═══ Recorded information
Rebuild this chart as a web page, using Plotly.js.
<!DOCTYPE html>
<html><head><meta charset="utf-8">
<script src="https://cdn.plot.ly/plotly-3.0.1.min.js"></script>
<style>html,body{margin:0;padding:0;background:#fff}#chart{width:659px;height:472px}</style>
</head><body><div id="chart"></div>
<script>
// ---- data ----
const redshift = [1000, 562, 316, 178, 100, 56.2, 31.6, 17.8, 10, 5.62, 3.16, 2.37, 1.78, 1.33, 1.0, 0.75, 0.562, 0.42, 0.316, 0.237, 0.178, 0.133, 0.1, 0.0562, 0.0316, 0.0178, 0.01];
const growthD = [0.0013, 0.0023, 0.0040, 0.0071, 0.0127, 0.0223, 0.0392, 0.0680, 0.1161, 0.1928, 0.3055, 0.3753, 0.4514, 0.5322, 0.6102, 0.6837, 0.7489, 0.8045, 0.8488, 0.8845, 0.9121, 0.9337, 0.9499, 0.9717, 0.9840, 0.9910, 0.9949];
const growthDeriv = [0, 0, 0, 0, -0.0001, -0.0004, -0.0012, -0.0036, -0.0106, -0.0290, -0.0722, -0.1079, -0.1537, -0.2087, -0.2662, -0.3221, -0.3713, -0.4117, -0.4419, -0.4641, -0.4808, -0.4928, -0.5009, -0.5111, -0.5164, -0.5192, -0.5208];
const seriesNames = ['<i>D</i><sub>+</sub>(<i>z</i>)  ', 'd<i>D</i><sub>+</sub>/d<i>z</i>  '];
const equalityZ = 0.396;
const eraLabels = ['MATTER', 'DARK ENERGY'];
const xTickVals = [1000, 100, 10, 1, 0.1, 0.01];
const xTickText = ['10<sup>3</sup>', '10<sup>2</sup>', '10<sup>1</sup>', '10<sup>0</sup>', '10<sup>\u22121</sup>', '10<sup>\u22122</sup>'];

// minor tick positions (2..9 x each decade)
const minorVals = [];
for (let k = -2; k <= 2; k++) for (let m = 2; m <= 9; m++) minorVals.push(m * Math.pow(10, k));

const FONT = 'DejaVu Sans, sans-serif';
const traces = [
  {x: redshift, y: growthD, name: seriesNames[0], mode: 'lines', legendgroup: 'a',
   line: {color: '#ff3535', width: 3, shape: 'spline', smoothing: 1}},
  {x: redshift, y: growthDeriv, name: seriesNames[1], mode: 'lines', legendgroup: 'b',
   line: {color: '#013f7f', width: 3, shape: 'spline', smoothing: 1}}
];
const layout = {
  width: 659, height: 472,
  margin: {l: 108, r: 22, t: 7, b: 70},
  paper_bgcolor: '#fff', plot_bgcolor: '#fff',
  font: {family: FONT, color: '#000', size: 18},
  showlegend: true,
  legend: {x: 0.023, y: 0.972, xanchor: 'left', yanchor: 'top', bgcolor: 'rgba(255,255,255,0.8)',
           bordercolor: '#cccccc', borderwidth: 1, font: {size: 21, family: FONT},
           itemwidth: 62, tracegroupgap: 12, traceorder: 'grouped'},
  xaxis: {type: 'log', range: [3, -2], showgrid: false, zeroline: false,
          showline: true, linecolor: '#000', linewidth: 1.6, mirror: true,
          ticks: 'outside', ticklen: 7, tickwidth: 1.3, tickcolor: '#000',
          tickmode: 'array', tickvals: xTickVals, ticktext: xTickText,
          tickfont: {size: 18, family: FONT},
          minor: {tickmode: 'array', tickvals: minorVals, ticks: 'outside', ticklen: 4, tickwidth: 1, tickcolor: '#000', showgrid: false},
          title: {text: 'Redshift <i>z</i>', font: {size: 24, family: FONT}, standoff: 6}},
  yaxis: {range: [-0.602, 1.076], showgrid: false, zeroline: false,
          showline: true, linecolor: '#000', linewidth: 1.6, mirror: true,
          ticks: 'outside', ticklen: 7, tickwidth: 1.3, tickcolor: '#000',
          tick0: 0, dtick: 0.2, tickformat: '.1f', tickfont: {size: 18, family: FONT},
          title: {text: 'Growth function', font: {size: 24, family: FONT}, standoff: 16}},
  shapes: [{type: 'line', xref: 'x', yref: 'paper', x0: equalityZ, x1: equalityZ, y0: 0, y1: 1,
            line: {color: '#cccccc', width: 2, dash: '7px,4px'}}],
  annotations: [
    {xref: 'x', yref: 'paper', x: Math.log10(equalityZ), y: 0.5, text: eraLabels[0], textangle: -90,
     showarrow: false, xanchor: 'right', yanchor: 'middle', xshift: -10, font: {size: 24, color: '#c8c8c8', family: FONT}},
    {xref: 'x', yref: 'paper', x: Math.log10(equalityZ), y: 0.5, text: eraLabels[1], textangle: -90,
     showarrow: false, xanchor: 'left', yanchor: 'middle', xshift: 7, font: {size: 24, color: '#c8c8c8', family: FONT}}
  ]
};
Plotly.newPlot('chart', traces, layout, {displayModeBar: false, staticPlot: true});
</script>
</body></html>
══════
Print the listing above in its entirety, with every line exact.

Response to the exercise:
Rebuild this chart as a web page, using Plotly.js.
<!DOCTYPE html>
<html><head><meta charset="utf-8">
<script src="https://cdn.plot.ly/plotly-3.0.1.min.js"></script>
<style>html,body{margin:0;padding:0;background:#fff}#chart{width:659px;height:472px}</style>
</head><body><div id="chart"></div>
<script>
// ---- data ----
const redshift = [1000, 562, 316, 178, 100, 56.2, 31.6, 17.8, 10, 5.62, 3.16, 2.37, 1.78, 1.33, 1.0, 0.75, 0.562, 0.42, 0.316, 0.237, 0.178, 0.133, 0.1, 0.0562, 0.0316, 0.0178, 0.01];
const growthD = [0.0013, 0.0023, 0.0040, 0.0071, 0.0127, 0.0223, 0.0392, 0.0680, 0.1161, 0.1928, 0.3055, 0.3753, 0.4514, 0.5322, 0.6102, 0.6837, 0.7489, 0.8045, 0.8488, 0.8845, 0.9121, 0.9337, 0.9499, 0.9717, 0.9840, 0.9910, 0.9949];
const growthDeriv = [0, 0, 0, 0, -0.0001, -0.0004, -0.0012, -0.0036, -0.0106, -0.0290, -0.0722, -0.1079, -0.1537, -0.2087, -0.2662, -0.3221, -0.3713, -0.4117, -0.4419, -0.4641, -0.4808, -0.4928, -0.5009, -0.5111, -0.5164, -0.5192, -0.5208];
const seriesNames = ['<i>D</i><sub>+</sub>(<i>z</i>)  ', 'd<i>D</i><sub>+</sub>/d<i>z</i>  '];
const equalityZ = 0.396;
const eraLabels = ['MATTER', 'DARK ENERGY'];
const xTickVals = [1000, 100, 10, 1, 0.1, 0.01];
const xTickText = ['10<sup>3</sup>', '10<sup>2</sup>', '10<sup>1</sup>', '10<sup>0</sup>', '10<sup>\u22121</sup>', '10<sup>\u22122</sup>'];

// minor tick positions (2..9 x each decade)
const minorVals = [];
for (let k = -2; k <= 2; k++) for (let m = 2; m <= 9; m++) minorVals.push(m * Math.pow(10, k));

const FONT = 'DejaVu Sans, sans-serif';
const traces = [
  {x: redshift, y: growthD, name: seriesNames[0], mode: 'lines', legendgroup: 'a',
   line: {color: '#ff3535', width: 3, shape: 'spline', smoothing: 1}},
  {x: redshift, y: growthDeriv, name: seriesNames[1], mode: 'lines', legendgroup: 'b',
   line: {color: '#013f7f', width: 3, shape: 'spline', smoothing: 1}}
];
const layout = {
  width: 659, height: 472,
  margin: {l: 108, r: 22, t: 7, b: 70},
  paper_bgcolor: '#fff', plot_bgcolor: '#fff',
  font: {family: FONT, color: '#000', size: 18},
  showlegend: true,
  legend: {x: 0.023, y: 0.972, xanchor: 'left', yanchor: 'top', bgcolor: 'rgba(255,255,255,0.8)',
           bordercolor: '#cccccc', borderwidth: 1, font: {size: 21, family: FONT},
           itemwidth: 62, tracegroupgap: 12, traceorder: 'grouped'},
  xaxis: {type: 'log', range: [3, -2], showgrid: false, zeroline: false,
          showline: true, linecolor: '#000', linewidth: 1.6, mirror: true,
          ticks: 'outside', ticklen: 7, tickwidth: 1.3, tickcolor: '#000',
          tickmode: 'array', tickvals: xTickVals, ticktext: xTickText,
          tickfont: {size: 18, family: FONT},
          minor: {tickmode: 'array', tickvals: minorVals, ticks: 'outside', ticklen: 4, tickwidth: 1, tickcolor: '#000', showgrid: false},
          title: {text: 'Redshift <i>z</i>', font: {size: 24, family: FONT}, standoff: 6}},
  yaxis: {range: [-0.602, 1.076], showgrid: false, zeroline: false,
          showline: true, linecolor: '#000', linewidth: 1.6, mirror: true,
          ticks: 'outside', ticklen: 7, tickwidth: 1.3, tickcolor: '#000',
          tick0: 0, dtick: 0.2, tickformat: '.1f', tickfont: {size: 18, family: FONT},
          title: {text: 'Growth function', font: {size: 24, family: FONT}, standoff: 16}},
  shapes: [{type: 'line', xref: 'x', yref: 'paper', x0: equalityZ, x1: equalityZ, y0: 0, y1: 1,
            line: {color: '#cccccc', width: 2, dash: '7px,4px'}}],
  annotations: [
    {xref: 'x', yref: 'paper', x: Math.log10(equalityZ), y: 0.5, text: eraLabels[0], textangle: -90,
     showarrow: false, xanchor: 'right', yanchor: 'middle', xshift: -10, font: {size: 24, color: '#c8c8c8', family: FONT}},
    {xref: 'x', yref: 'paper', x: Math.log10(equalityZ), y: 0.5, text: eraLabels[1], textangle: -90,
     showarrow: false, xanchor: 'left', yanchor: 'middle', xshift: 7, font: {size: 24, color: '#c8c8c8', family: FONT}}
  ]
};
Plotly.newPlot('chart', traces, layout, {displayModeBar: false, staticPlot: true});
</script>
</body></html>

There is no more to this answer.